Empirical Coordination of Quantum Correlations

TL;DR

This paper introduces empirical coordination for quantum correlations, analyzing optimal resource rates for simulating quantum states in networks, with implications for quantum nonlocal games and network communication.

Contribution

It establishes the optimal coordination rates for quantum networks, including classical and quantum links, and introduces a unique quantum optimization feature not present classically.

Findings

Optimal rates for classical cascade networks are derived.

Shared randomness does not reduce the resource rates.

Quantum state decomposition significantly affects performance.

Abstract

We introduce the notion of empirical coordination for quantum correlations. Quantum mechanics enables the calculation of probabilities for experimental outcomes, emphasizing statistical averages rather than detailed descriptions of individual events. This makes empirical coordination a natural and operationally meaningful framework for quantum systems - particularly in the context of nonlocal games, which rely on repeated measurements to assess performance. We begin by analyzing networks with classical links, focusing on the cascade network. For this setting, we establish the optimal coordination rates, which indicate the minimal resources required to simulate a quantum state on average. Providing the users with shared randomness, before communication begins, does not affect the optimal rates for empirical coordination.
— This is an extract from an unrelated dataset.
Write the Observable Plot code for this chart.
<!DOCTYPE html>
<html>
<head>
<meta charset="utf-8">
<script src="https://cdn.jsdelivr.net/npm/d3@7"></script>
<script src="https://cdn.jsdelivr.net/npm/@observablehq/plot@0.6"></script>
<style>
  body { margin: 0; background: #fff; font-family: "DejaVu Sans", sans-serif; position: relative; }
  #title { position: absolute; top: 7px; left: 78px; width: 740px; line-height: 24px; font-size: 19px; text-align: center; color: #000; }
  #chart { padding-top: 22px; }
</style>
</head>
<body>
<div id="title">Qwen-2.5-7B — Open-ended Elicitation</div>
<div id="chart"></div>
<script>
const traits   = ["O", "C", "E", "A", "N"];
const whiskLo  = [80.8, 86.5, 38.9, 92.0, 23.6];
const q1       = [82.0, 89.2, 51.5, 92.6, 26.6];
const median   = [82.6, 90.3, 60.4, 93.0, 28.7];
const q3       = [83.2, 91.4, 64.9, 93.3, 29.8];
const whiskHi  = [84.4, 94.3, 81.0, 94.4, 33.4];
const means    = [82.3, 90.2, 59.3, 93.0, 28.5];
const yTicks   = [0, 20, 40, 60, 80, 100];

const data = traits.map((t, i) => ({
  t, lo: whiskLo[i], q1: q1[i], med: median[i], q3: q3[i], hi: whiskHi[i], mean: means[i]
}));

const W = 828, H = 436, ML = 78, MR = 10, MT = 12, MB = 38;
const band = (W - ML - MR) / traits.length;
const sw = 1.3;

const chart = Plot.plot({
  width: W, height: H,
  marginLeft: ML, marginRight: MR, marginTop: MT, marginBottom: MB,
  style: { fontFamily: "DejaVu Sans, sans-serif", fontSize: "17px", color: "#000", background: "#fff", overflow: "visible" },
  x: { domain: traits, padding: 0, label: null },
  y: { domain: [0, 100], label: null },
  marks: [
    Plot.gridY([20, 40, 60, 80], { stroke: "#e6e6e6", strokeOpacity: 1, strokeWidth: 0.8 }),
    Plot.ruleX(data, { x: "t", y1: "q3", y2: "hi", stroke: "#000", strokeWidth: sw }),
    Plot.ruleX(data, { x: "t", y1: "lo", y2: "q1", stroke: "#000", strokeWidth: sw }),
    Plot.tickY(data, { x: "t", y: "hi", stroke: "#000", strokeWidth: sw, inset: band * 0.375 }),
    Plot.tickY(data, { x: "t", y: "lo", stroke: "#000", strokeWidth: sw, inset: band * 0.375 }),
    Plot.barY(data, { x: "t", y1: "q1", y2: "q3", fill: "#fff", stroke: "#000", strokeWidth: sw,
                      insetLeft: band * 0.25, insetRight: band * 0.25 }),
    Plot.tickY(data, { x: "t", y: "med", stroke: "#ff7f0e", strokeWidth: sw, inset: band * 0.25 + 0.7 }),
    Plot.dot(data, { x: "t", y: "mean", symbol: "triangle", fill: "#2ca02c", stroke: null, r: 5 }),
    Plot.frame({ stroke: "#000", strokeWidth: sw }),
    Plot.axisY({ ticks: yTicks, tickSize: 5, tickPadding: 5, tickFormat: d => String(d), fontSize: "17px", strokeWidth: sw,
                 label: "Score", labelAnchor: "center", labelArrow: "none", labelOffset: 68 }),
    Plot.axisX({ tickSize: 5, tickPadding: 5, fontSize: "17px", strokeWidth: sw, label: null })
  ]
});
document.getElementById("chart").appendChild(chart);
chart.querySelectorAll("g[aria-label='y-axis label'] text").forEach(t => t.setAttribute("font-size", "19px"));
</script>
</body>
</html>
Our analysis starts with a basic two-node scenario and extends to cascade networks, including the special case of a network with an isolated node. The results can be further generalized to other networks as our analysis includes a generic achievability scheme. The optimal rate formula involves optimization over a collection of state extensions. This is a unique feature of the quantum setting, as the classical parallel does not include optimization. As demonstrated through examples, the performance depends heavily on the choice of decomposition. We then extend the framework to networks with quantum links, focusing on a broadcast setting where the receivers have side information. Finally, we discuss how our results provide new insights into the implementation and simulation of quantum nonlocal games in the empirical regime.